Devi Sridhar: 'Scotland must learn from Asia and New Zealand on Covid-19 response'
The Edinburgh University Chair of Public Health and member of the Scottish Government Covid-19 Advisory Group wrote in medical journal the Lancet with medical student Jay Patel.
The article highlights the “zero-Covid” strategy in several countries in the Asia-Pacific region, an approach which Dr Sridhar has advocated for since March.
In Asia-Pacific countries including Taiwan and New Zealand strict border controls were put in place, including isolation periods and testing for new arrivals into the country.
This approach is intended to prevent second or third waves of the virus once levels have been pushed down.
"In parts of western Europe and the Americas, premature easing of restrictions has preceded resurgences of SARS-CoV-2 infections,” the authors wrote.

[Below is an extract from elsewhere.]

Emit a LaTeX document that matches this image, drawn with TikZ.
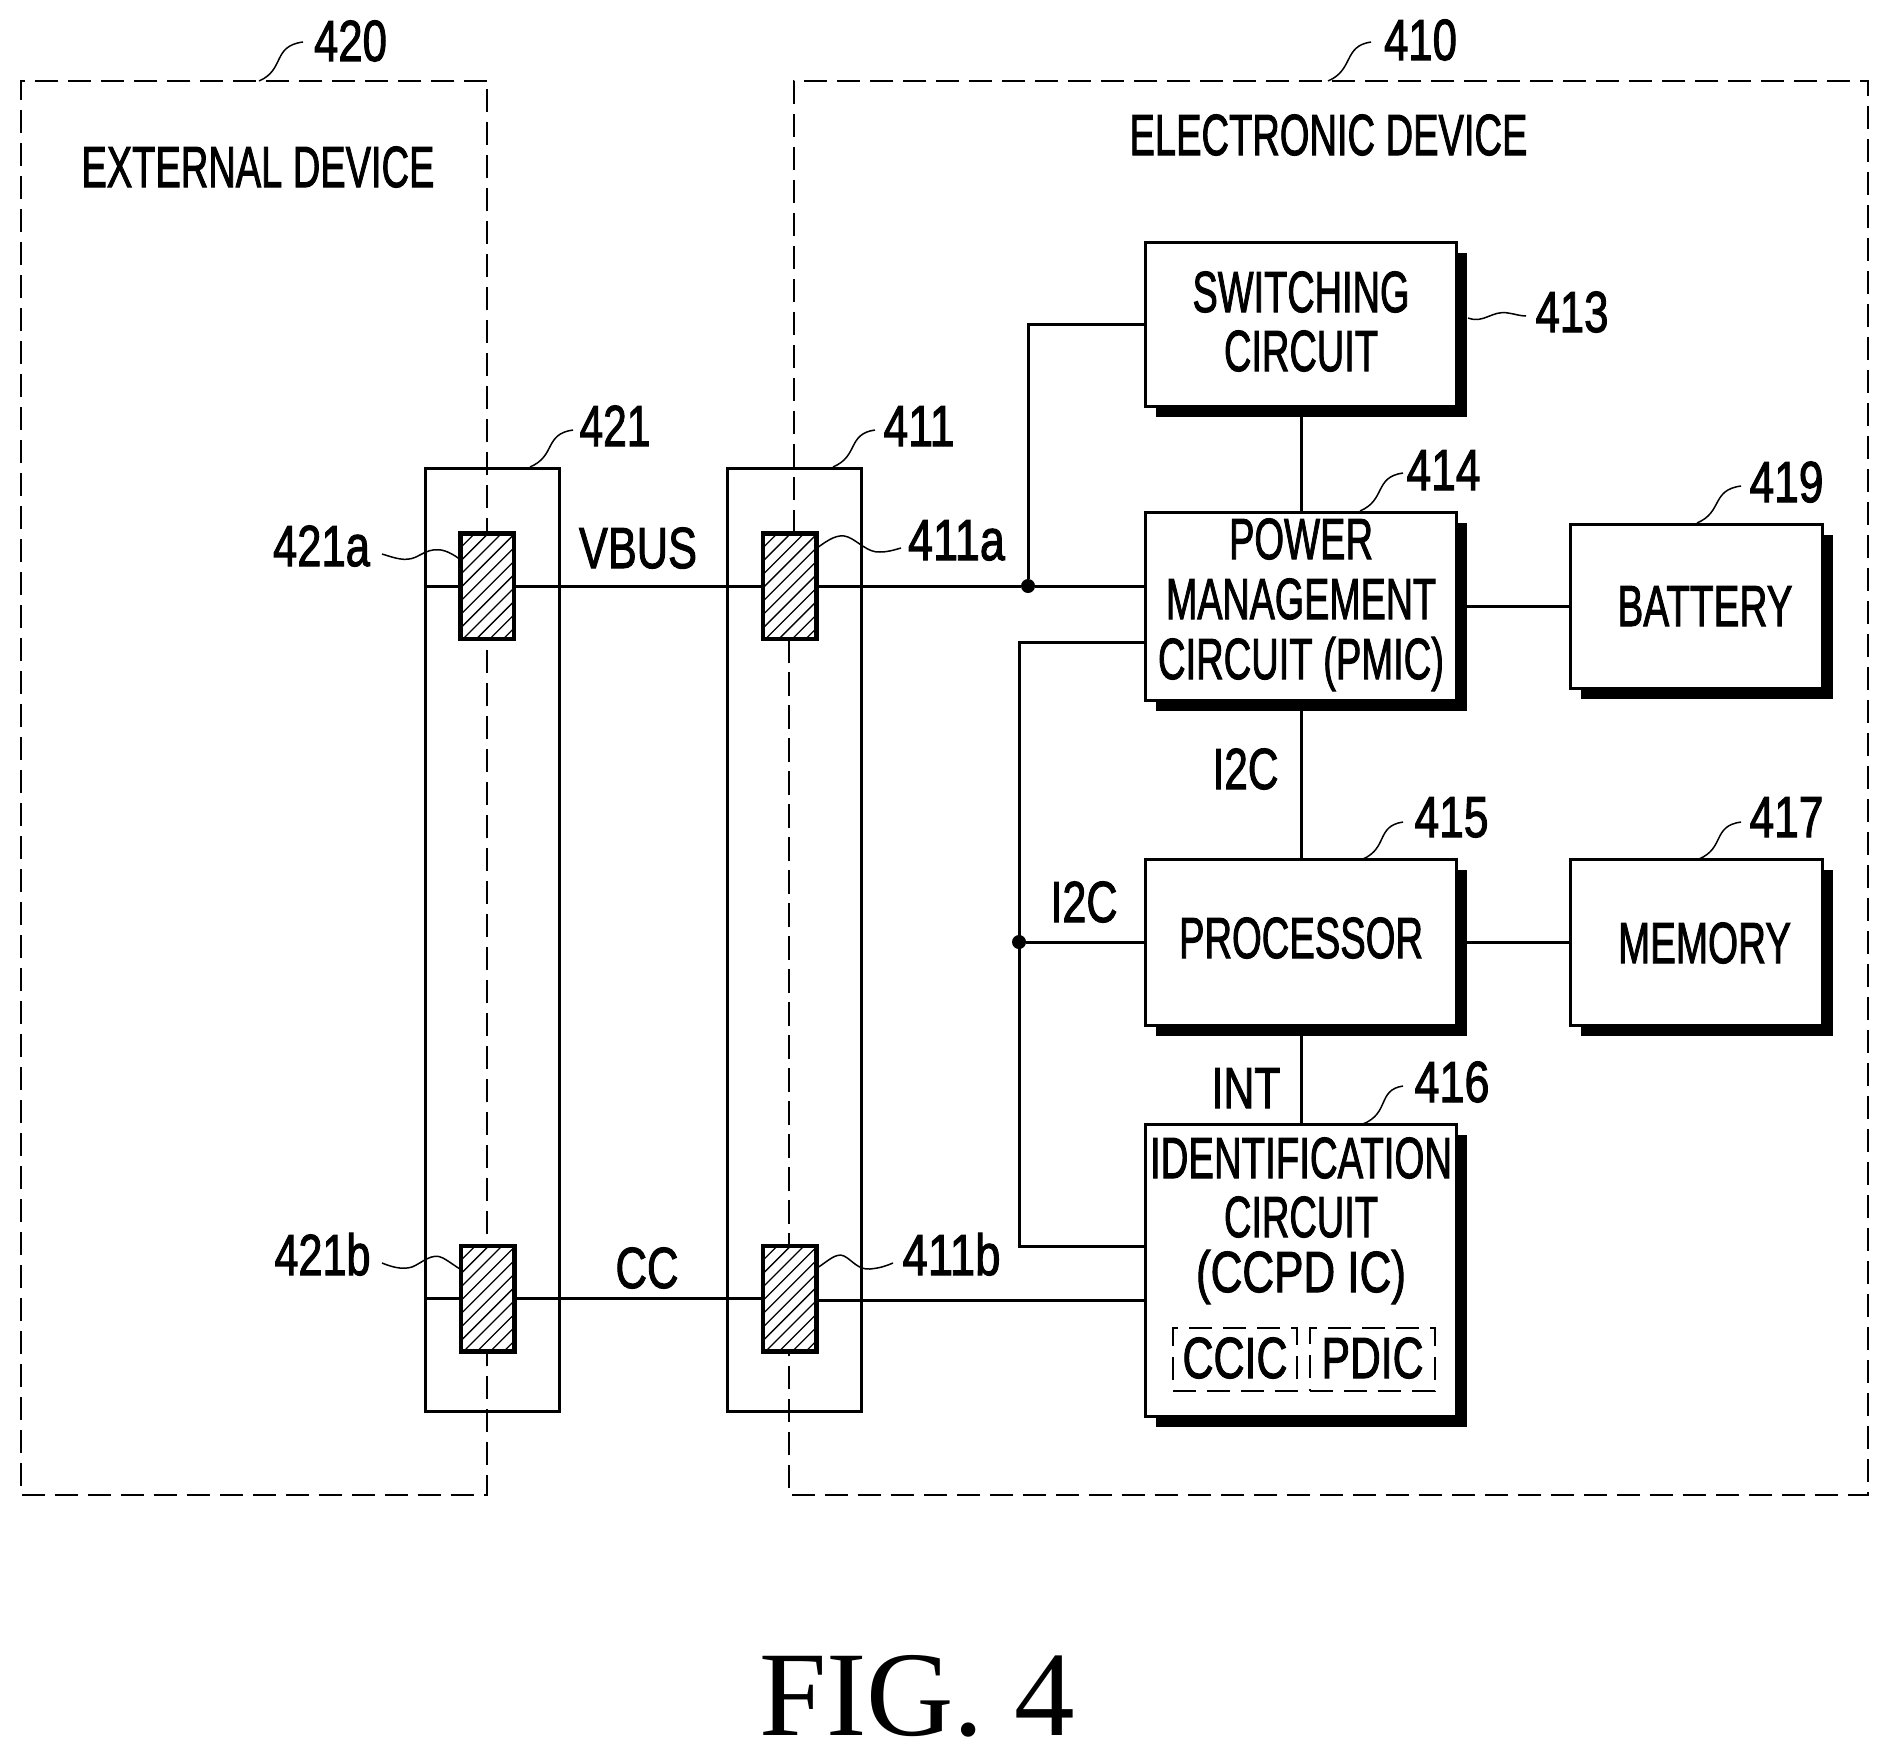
\documentclass[tikz,border=0pt]{standalone}
\usepackage{fontspec}
\usepackage{graphicx}
\usetikzlibrary{shadows,calc}
\newfontfamily\lblfont{Liberation Sans}[FakeBold=2]
\newfontfamily\figfont{Liberation Serif}
\newcommand\fitw[2]{\resizebox{\dimexpr#1pt+3pt\relax}{\height}{#2}}
\newcommand\tline[4]{\makebox[0pt][c]{\raisebox{#2pt}[0pt][0pt]{\hspace*{#1pt}\hspace*{#1pt}\fitw{#3}{#4}}}}
\tikzset{
  lbl/.style={inner sep=0pt,anchor=base,font=\lblfont\fontsize{58}{60}\selectfont},
  wire/.style={line width=3pt},
  frame/.style={line width=2.2pt,dash pattern=on 23pt off 10pt},
  inframe/.style={draw,line width=1.6pt,dash pattern=on 23pt off 11pt,inner sep=0pt,font=\lblfont\fontsize{58}{60}\selectfont},
  leader/.style={line width=1.5pt},
  blk/.style={draw,line width=3pt,fill=white,inner sep=0pt,font=\lblfont\fontsize{58}{60}\selectfont,
    general shadow={fill=black,shadow xshift=10.5pt,shadow yshift=-10.5pt}},
  conn/.style={draw,line width=3pt,fill=none,inner sep=0pt,minimum width=134pt,minimum height=943pt},
  contact/.style={draw,line width=3pt,fill=white,inner sep=0pt,minimum width=52pt,minimum height=104pt},
  hatch/.style={line width=1.3pt},
  dot/.style={circle,fill=black,inner sep=0pt,minimum size=14pt}
}
\begin{document}
\begin{tikzpicture}[x=1pt,y=-1pt]
\useasboundingbox (0,0) rectangle (1889,1758);
% dashed frames
\draw[frame] (487,81) -- (21,81) -- (21,1495) -- (487,1495) -- cycle;
\draw[frame] (794,533) -- (794,81) -- (1868,81) -- (1868,1495) -- (789,1495) -- (789,639);
\draw[frame] (789,639) -- (789,1245);
% connector housings
\node[conn] (b421) at (492,939.5) {};
\node[conn] (b411) at (794.5,939.5) {};
% blocks
\node[blk,minimum width=311pt,minimum height=164pt] (sw) at (1300.5,324)
  {\tline{0.5}{12}{214}{SWITCHING}\tline{0.5}{-47}{151}{CIRCUIT}};
\node[blk,minimum width=311pt,minimum height=188pt] (pm) at (1301,606)
  {\tline{0}{47}{141}{POWER}\tline{0}{-13}{267}{MANAGEMENT}\tline{0}{-73}{283}{CIRCUIT (PMIC)}};
\node[blk,minimum width=252pt,minimum height=164pt] (bat) at (1696,606)
  {\tline{9}{-20}{172}{BATTERY}};
\node[blk,minimum width=311pt,minimum height=166pt] (pr) at (1301,942)
  {\tline{0}{-16}{241}{PROCESSOR}};
\node[blk,minimum width=252pt,minimum height=166pt] (mem) at (1696,942)
  {\tline{8.5}{-21}{170}{MEMORY}};
\node[blk,minimum width=311pt,minimum height=292pt] (id) at (1301,1270)
  {\tline{0}{92}{299}{IDENTIFICATION}\tline{0}{33}{151}{CIRCUIT}\tline{0}{-22}{207}{(CCPD IC)}};
\node[inframe,minimum width=124pt,minimum height=63pt] (ccic) at (1235,1359.5)
  {\tline{0}{-18.5}{102}{CCIC}};
\node[inframe,minimum width=125pt,minimum height=63pt] (pdic) at (1372.5,1359.5)
  {\tline{0}{-18.5}{99}{PDIC}};
% junctions
\node[dot] (j1) at (1028,586) {};
\node[dot] (j2) at (1019,942) {};
\coordinate (k1) at (1019,642);
\coordinate (k2) at (1019,1246);
\coordinate (swl) at (1028,324);
\coordinate (cca) at (0,1298);
\coordinate (ccb) at (0,1300);
% wires
\draw[wire] (b421.west |- j1) -- (j1) -- (j1 -| pm.west);
\draw[wire] (sw.west |- swl) -- (swl) -- (j1);
\draw[wire] (sw.south -| pm.north) -- (pm.north);
\draw[wire] (pm.south) -- (pr.north);
\draw[wire] (pr.south) -- (id.north);
\draw[wire] (pm.east) -- (bat.west);
\draw[wire] (pr.east) -- (mem.west);
\draw[wire] (k1 -| pm.west) -- (k1) -- (k2) -- (k2 -| id.west);
\draw[wire] (j2) -- (pr.west);
\draw[wire] (b421.west |- cca) -- (b411.center |- cca);
\draw[wire] (b411.center |- ccb) -- (id.west |- ccb);
% contacts
\node[contact] (c21a) at (487,586) {};
\node[contact] (c11a) at (789.5,586) {};
\node[contact] (c21b) at (487.5,1298.5) {};
\node[contact] (c11b) at (789.5,1298.5) {};
\foreach \c in {c21a,c11a,c21b,c11b}{
  \begin{scope}
    \clip (\c.south west) rectangle (\c.north east);
    \foreach \k in {-8,...,4}{
      \draw[hatch] ($(\c.south west)+(\k*13.4-1,4)$) -- ++(170,-170);
    }
  \end{scope}
  \draw[line width=3pt] (\c.south west) rectangle (\c.north east);
}
% reference numerals
\node[lbl] (n420) at (350.5,61) {\fitw{70}{420}};
\node[lbl] (n410) at (1420.5,60) {\fitw{70}{410}};
\node[lbl] (next) at (258,187) {\fitw{350}{EXTERNAL DEVICE}};
\node[lbl] (nele) at (1328.5,155) {\fitw{395}{ELECTRONIC DEVICE}};
\node[lbl] (n413) at (1572,332) {\fitw{70}{413}};
\node[lbl] (n414) at (1443.5,490) {\fitw{71}{414}};
\node[lbl] (n419) at (1786.5,502) {\fitw{71}{419}};
\node[lbl] (n415) at (1451.5,837) {\fitw{71}{415}};
\node[lbl] (n417) at (1786.5,837) {\fitw{71}{417}};
\node[lbl] (n416) at (1452,1102) {\fitw{72}{416}};
\node[lbl] (n421) at (615,446) {\fitw{68}{421}};
\node[lbl] (n411) at (919,446) {\fitw{68}{411}};
\node[lbl] (n421a) at (321.5,566) {\fitw{94}{421a}};
\node[lbl] (n411a) at (956.5,560) {\fitw{94}{411a}};
\node[lbl] (n421b) at (322.5,1275) {\fitw{93}{421b}};
\node[lbl] (n411b) at (951.5,1275) {\fitw{95}{411b}};
\node[lbl] (vbus) at (638,568) {\fitw{115}{VBUS}};
\node[lbl] (cc) at (647,1288) {\fitw{60}{CC}};
\node[lbl] (i2ca) at (1245.5,789) {\fitw{63}{I2C}};
\node[lbl] (i2cb) at (1084,922) {\fitw{64}{I2C}};
\node[lbl] (int) at (1246,1108) {\fitw{66}{INT}};
% leaders
\coordinate (s420) at (259,81);
\coordinate (l420) at (303,42);
\draw[leader] (s420) .. controls (285,70) and (272,46) .. (l420);
\coordinate (l410) at (1371,42);
\coordinate (s410) at (1328,81);
\draw[leader] (s410) .. controls (1354,70) and (1343,46) .. (l410);
\coordinate (s413) at (1468,318);
\coordinate (l413) at (1526,316);
\draw[leader] (s413) .. controls (1484,324) and (1492,310) .. (1508,313) .. controls (1515,314) and (1520,316) .. (l413);
\coordinate (s414) at (1360,511);
\coordinate (l414) at (1403,473);
\draw[leader] (s414) .. controls (1386,500) and (1374,477) .. (l414);
\coordinate (s419) at (1697,523);
\coordinate (l419) at (1741,486);
\draw[leader] (s419) .. controls (1723,512) and (1711,490) .. (l419);
\coordinate (s415) at (1363,859);
\coordinate (l415) at (1403,822);
\draw[leader] (s415) .. controls (1388,848) and (1376,826) .. (l415);
\coordinate (s417) at (1699,859);
\coordinate (l417) at (1741,822);
\draw[leader] (s417) .. controls (1725,848) and (1712,826) .. (l417);
\coordinate (s416) at (1363,1124);
\coordinate (l416) at (1403,1086);
\draw[leader] (s416) .. controls (1390,1113) and (1377,1090) .. (l416);
\coordinate (s421) at (530,467);
\coordinate (l421) at (573,430);
\draw[leader] (s421) .. controls (556,456) and (544,434) .. (l421);
\coordinate (s411) at (833,467);
\coordinate (l411) at (875,430);
\draw[leader] (s411) .. controls (859,456) and (847,434) .. (l411);
\coordinate (l21a) at (382,554);
\draw[leader] (l21a) .. controls (395,558) and (405,562) .. (416,557) .. controls (428,551) and (438,543) .. (c21a.west |- 0,559);
\coordinate (l11a) at (901,548);
\draw[leader] (c11a.east |- 0,548) .. controls (828,540) and (838,533) .. (848,537) .. controls (858,541) and (868,553) .. (880,552) .. controls (888,552) and (894,550) .. (l11a);
\coordinate (l21b) at (382,1263);
\draw[leader] (l21b) .. controls (392,1267) and (402,1270) .. (412,1267) .. controls (422,1263) and (432,1252) .. (443,1258) .. controls (450,1262) and (455,1266) .. (c21b.west |- 0,1269);
\coordinate (l11b) at (893,1263);
\draw[leader] (c11b.east |- 0,1268) .. controls (827,1262) and (836,1252) .. (844,1256) .. controls (852,1260) and (858,1270) .. (870,1269) .. controls (880,1268) and (886,1266) .. (l11b);
% caption
\node[inner sep=0pt,anchor=base,font=\figfont\fontsize{121}{125}\selectfont] (fig) at (917,1735) {FIG. 4};
\end{tikzpicture}
\end{document}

"These countries are confronted with the challenge of devising new strategies that give precedence to the health of citizens, whilst minimising further economic damage, often in climates of reduced public compliance and government mistrust.
"The danger of reimposing restrictions on population movement, in the absence of policies that enable a zero-Covid strategy,
are unsustainable lockdown–and–release cycles that compound the pervasive damage created by this pandemic.
"Aspiring towards the approaches observed in Taiwan and New Zealand, can considerably mitigate further devastation, at least until science permits a safe and effective vaccine.”
Dr Sridhar warned during the summer that Scotland would end up trapped in “lockdown and release” cycles if the country did not take a different approach.
"The only way to stop constant increases in the coronavirus is to eliminate community transmission and to use robust test, trace and isolate policies to continue catching imported cases and clusters as they emerge,” she wrote in a New York Times article published in August, entitled “We will pay for our summer holidays with winter lockdowns”.
“New Zealand, Taiwan, Cuba and Rwanda have each pursued this kind of maximum suppression through strict border measures and have largely returned to normal public life.
"Stopping community transmission requires mandatory, enforced quarantine for incoming travelers and testing before release. Europe could do the same and cooperate across countries toward this goal so that intra-European travel and tourism can continue when a safe bubble can be built.”